Weldon has been the most vocal advocate for cooperation with Russia on missile defense on Capitol Hill, but he is not alone.
Seven U.S. senators, including Carl Levin (D-Mich.), the senior Democrat on the Senate Armed Services Committee, sent a letter last March to Defense Secretary Donald Rumsfeld urging him to reconsider the decision to terminate Ramos .
At around the same time, Rep. Rob Bishop (R-Utah), whose district includes the Utah State University’s Space Dynamics Laboratory, the leading U.S. participant in Ramos , asked Pentagon officials during a House Armed Services Committee hearing to reconsider the cancellation decision and raised the possibility of scaling back the work.
It is not clear at this point whether these or other lawmakers will join Weldon in pressing the MDA this year for some sort of cooperative effort with Russia, congressional aides said. The Pentagon has yet to deliver detailed justification materials for items in its 2006 budget request, and members and staff will need to review that information before determining their defense-related priorities for the near future, the aides said.
Weldon said he brought U.S. Air Force Lt.
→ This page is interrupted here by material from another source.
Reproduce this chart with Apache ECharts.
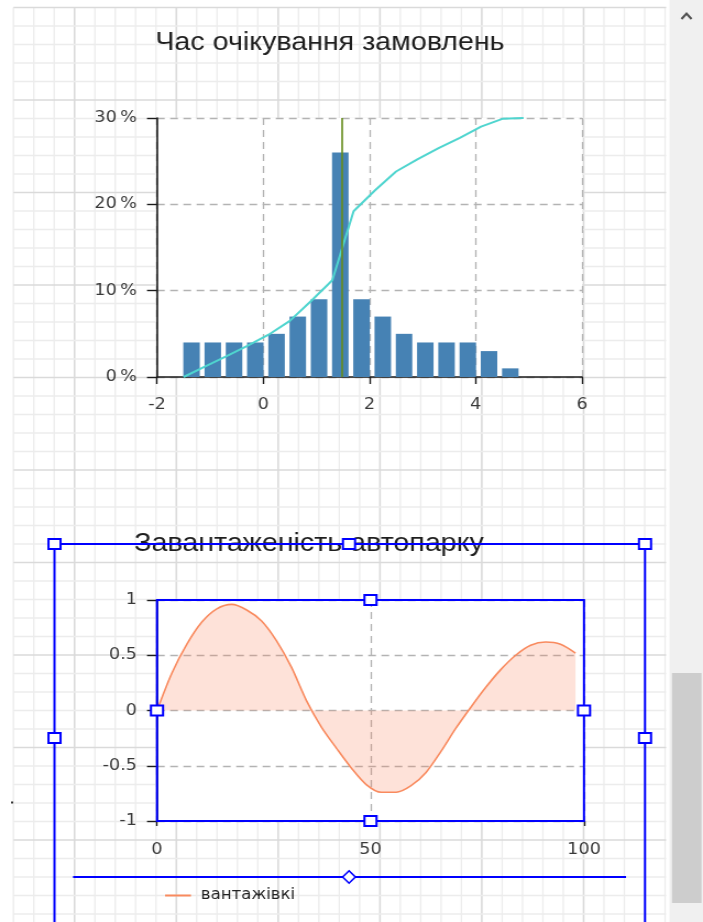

Gen. Henry “Trey” Obering, the MDA’s director, to Moscow last year to discuss potential cooperative initiatives with Russian defense officials. That trip helped generate a proposal that included joint development of an early warning radar system and the possible use of Russian rockets as missile defense targets, but the deal was squashed in late 2004 by Pentagon lawyers, he said.
A Pentagon official, who did not want to be identified, confirmed that the MDA had discussed the proposal with Russian officials. But the official said skepticism about the benefits versus cost of the plan rather than objections from lawyers caused the Pentagon to back away.
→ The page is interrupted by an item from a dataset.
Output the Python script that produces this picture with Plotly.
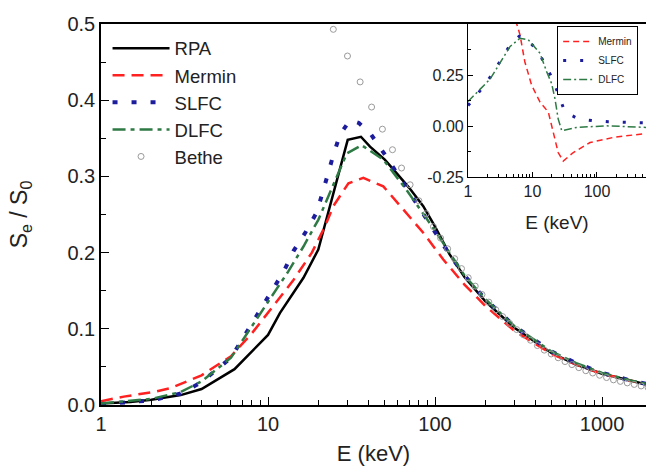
import plotly.graph_objects as go

# ---------------- main panel data ----------------
E_rpa = [1, 1.5, 2, 3, 4, 6.3, 10, 11.8, 16.3, 20, 30, 36, 40.8, 50, 59, 70, 85, 100, 122, 150, 200, 300, 500, 700, 1000, 1500, 2000]
S_rpa = [0.002, 0.004, 0.007, 0.013, 0.021, 0.047, 0.092, 0.121, 0.167, 0.204, 0.348, 0.352, 0.339, 0.322, 0.304, 0.285, 0.261, 0.234, 0.198, 0.168, 0.136, 0.101, 0.068, 0.053, 0.041, 0.031, 0.025]

E_mer = [1, 1.37, 2.05, 2.6, 4, 6, 8, 10, 14.2, 18.3, 21.9, 24.6, 30.3, 37.2, 49, 62, 85, 112, 150, 200, 300, 500, 700, 1000, 1500, 2000]
S_mer = [0.005, 0.011, 0.017, 0.022, 0.039, 0.064, 0.094, 0.121, 0.164, 0.2, 0.234, 0.261, 0.291, 0.298, 0.287, 0.261, 0.226, 0.191, 0.158, 0.13, 0.097, 0.067, 0.053, 0.041, 0.031, 0.025]

E_slfc = [1, 2, 3, 4, 6, 8.97, 10.6, 12.4, 14.2, 16.7, 19.6, 21.3, 22.9, 24.6, 27, 31, 35, 40.8, 50.3, 70.6, 99.7, 120, 150, 200, 300, 500, 700, 1000, 1500, 2000]
S_slfc = [0.001, 0.006, 0.015, 0.03, 0.062, 0.125, 0.149, 0.175, 0.202, 0.226, 0.253, 0.278, 0.304, 0.328, 0.355, 0.374, 0.37, 0.357, 0.328, 0.278, 0.226, 0.2, 0.17, 0.139, 0.103, 0.07, 0.055, 0.042, 0.032, 0.026]

E_dlfc = [1, 2, 3, 4, 6, 8.8, 10.7, 13.2, 16.3, 20, 23.5, 29.6, 36.3, 49, 67.6, 102, 150, 200, 300, 500, 700, 1000, 1500, 2000]
S_dlfc = [0.002, 0.008, 0.017, 0.031, 0.062, 0.118, 0.145, 0.175, 0.208, 0.243, 0.278, 0.330, 0.341, 0.322, 0.282, 0.226, 0.17, 0.139, 0.103, 0.07, 0.055, 0.042, 0.032, 0.026]

E_bethe = [24.6, 29.9, 35.6, 41.7, 48.4, 55.6, 63, 70.9, 80, 88.5, 97.8, 108, 119, 131, 144, 158, 174, 191, 210, 231, 254, 280, 308, 339, 373, 410, 451, 496, 546, 600, 660, 726, 799, 879, 967, 1064, 1170, 1287, 1416, 1558, 1714, 1885]
S_bethe = [0.493, 0.458, 0.424, 0.391, 0.362, 0.335, 0.311, 0.289, 0.268, 0.251, 0.234, 0.219, 0.205, 0.192, 0.179, 0.167, 0.156, 0.145, 0.135, 0.125, 0.116, 0.107, 0.099, 0.092, 0.085, 0.078, 0.072, 0.067, 0.062, 0.057, 0.053, 0.049, 0.045, 0.042, 0.039, 0.036, 0.033, 0.031, 0.029, 0.027, 0.025, 0.023]

# ---------------- inset data (relative difference) ----------------
Ei_mer = [3, 4.5, 5.7, 6.4, 7.6, 9.7, 13.1, 17.6, 21, 25, 30, 42.9, 78, 179, 464, 1000]
Vi_mer = [1.2, 0.8, 0.5, 0.447, 0.315, 0.2, 0.117, 0.068, -0.031, -0.13, -0.172, -0.13, -0.081, -0.056, -0.04, -0.03]

Ei_slfc = [1, 1.57, 2.33, 3.33, 4.59, 6.2, 7.8, 11.9, 16.2, 21, 25.7, 31.9, 51.5, 88, 149, 255, 447, 1000]
Vi_slfc = [0.10, 0.176, 0.25, 0.328, 0.402, 0.44, 0.435, 0.369, 0.296, 0.222, 0.145, 0.068, 0.035, 0.026, 0.021, 0.018, 0.015, 0.013]

Ei_dlfc = [1, 2.2, 4.5, 6.4, 8.6, 13.1, 16.6, 19.8, 22.3, 25, 28.4, 48.4, 141, 227, 464, 1000]
Vi_dlfc = [0.12, 0.23, 0.39, 0.43, 0.423, 0.356, 0.266, 0.208, 0.134, 0.035, -0.023, -0.007, 0.001, -0.002, -0.007, -0.01]

main_xticks = [1, 10, 100, 1000]
main_yticks = [0.0, 0.1, 0.2, 0.3, 0.4, 0.5]
inset_xticks = [1, 10, 100]
inset_yticks = [-0.25, 0.0, 0.25]
inset_yticktext = ["-0.25", "0.00", "0.25"]

RED = "#ff2020"
BLUE = "#1c1c9c"
GREEN = "#2e7a44"
GREY = "#9a9a9a"
FONT = "Liberation Sans, Arial, sans-serif"

fig = go.Figure()

fig.add_trace(go.Scatter(x=E_rpa, y=S_rpa, mode="lines", name="RPA",
                         line=dict(color="black", width=2.5), xaxis="x", yaxis="y"))
fig.add_trace(go.Scatter(x=E_mer, y=S_mer, mode="lines", name="Mermin",
                         line=dict(color=RED, width=2.5, dash="12px,7px"), xaxis="x", yaxis="y"))
fig.add_trace(go.Scatter(x=E_slfc, y=S_slfc, mode="lines", name="SLFC",
                         line=dict(color=BLUE, width=4, dash="5px,14px"), xaxis="x", yaxis="y"))
fig.add_trace(go.Scatter(x=E_dlfc, y=S_dlfc, mode="lines", name="DLFC",
                         line=dict(color=GREEN, width=2.5, dash="13px,5px,4px,5px"), xaxis="x", yaxis="y"))
fig.add_trace(go.Scatter(x=E_bethe, y=S_bethe, mode="markers", name="Bethe",
                         marker=dict(symbol="circle-open", size=6, color=GREY, line=dict(width=1)),
                         xaxis="x", yaxis="y"))

fig.add_trace(go.Scatter(x=Ei_mer, y=Vi_mer, mode="lines", name="Mermin", legend="legend2",
                         line=dict(color=RED, width=1.5, dash="6px,4px"), xaxis="x2", yaxis="y2"))
fig.add_trace(go.Scatter(x=Ei_slfc, y=Vi_slfc, mode="lines", name="SLFC", legend="legend2",
                         line=dict(color=BLUE, width=3, dash="3px,14px"), xaxis="x2", yaxis="y2"))
fig.add_trace(go.Scatter(x=Ei_dlfc, y=Vi_dlfc, mode="lines", name="DLFC", legend="legend2",
                         line=dict(color=GREEN, width=1.5, dash="8px,3px,2px,3px"), xaxis="x2", yaxis="y2"))

ax_common = dict(showgrid=False, zeroline=False, showline=True, linecolor="black",
                 ticks="inside", tickcolor="black")

fig.update_layout(
    width=646, height=475,
    margin=dict(l=101, r=0, t=24, b=70),
    paper_bgcolor="white", plot_bgcolor="white",
    font=dict(family=FONT, color="#222"),
    xaxis=dict(type="log", range=[0, 3.263], domain=[0, 1], anchor="y",
               tickvals=main_xticks, ticktext=[str(v) for v in main_xticks],
               linewidth=1.5, mirror=True, ticklen=8, tickwidth=1.2,
               tickfont=dict(size=20, family=FONT),
               minor=dict(ticks="inside", ticklen=5, tickcolor="black", dtick="D1", showgrid=False),
               title=dict(text="E (keV)", font=dict(size=22, family=FONT), standoff=12),
               **ax_common),
    yaxis=dict(range=[0, 0.5], domain=[0, 1], anchor="x",
               tickvals=main_yticks, tickformat=".1f",
               linewidth=1.5, ticklen=8, tickwidth=1.2,
               tickfont=dict(size=20, family=FONT),
               minor=dict(ticks="inside", ticklen=5, tickcolor="black", dtick=0.05, showgrid=False),
               title=dict(text="S<sub>e</sub> / S<sub>0</sub>", font=dict(size=23, family=FONT), standoff=33),
               **ax_common),
    xaxis2=dict(type="log", range=[0, 2.76], domain=[0.6734, 1], anchor="y2",
                tickvals=inset_xticks, ticktext=[str(v) for v in inset_xticks],
                linewidth=1.2, mirror=True, ticklen=5,
                tickfont=dict(size=16, family=FONT),
                minor=dict(ticks="inside", ticklen=3, tickcolor="black", dtick="D1", showgrid=False),
                title=dict(text="E (keV)", font=dict(size=19, family=FONT), standoff=16),
                **ax_common),
    yaxis2=dict(range=[-0.25, 0.5], domain=[0.5984, 1], anchor="x2",
                tickvals=inset_yticks, ticktext=inset_yticktext,
                linewidth=1.2, ticklen=5,
                tickfont=dict(size=16, family=FONT),
                minor=dict(ticks="inside", ticklen=3, tickcolor="black", dtick=0.125, showgrid=False),
                **ax_common),
    legend=dict(x=0.012, y=0.985, xanchor="left", yanchor="top",
                font=dict(size=18.5, family=FONT, color="#222"),
                bgcolor="rgba(0,0,0,0)", borderwidth=0, itemwidth=57,
                tracegroupgap=0),
    legend2=dict(x=0.837, y=0.995, xanchor="left", yanchor="top",
                 font=dict(size=10, family=FONT, color="#222"),
                 bgcolor="white", bordercolor="black", borderwidth=1, itemwidth=30),
    showlegend=True,
)

fig.write_html("out.html", config={"displayModeBar": False},
               post_script="document.body.style.margin='0';document.body.style.padding='0';")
The Pentagon remains in discussions with Russia on missile defense cooperation, the official said, noting that one such meeting was held in Arlington, Va., Feb. 25.
Baker Spring, a senior analyst at the Heritage Foundation, a think tank here, said Ramos represented one of several avenues for U.S.-Russian missile defense cooperation. He said the Pentagon has brought in Russian officials for some of its missile defense simulation exercises at the Joint National Integration Center at Schriever Air Force Base in Colorado Springs, Colo., and should continue to do so to foster a healthy relationship with Russia.
Another option is sharing missile-launch early warning information with Russia , Spring said. Russian air-defense radar systems might be able to provide the United States with a closer look at missiles launched from Iran than U.S. systems, while the United States could share information with Russia from its own sensors deployed around the world, Spring said.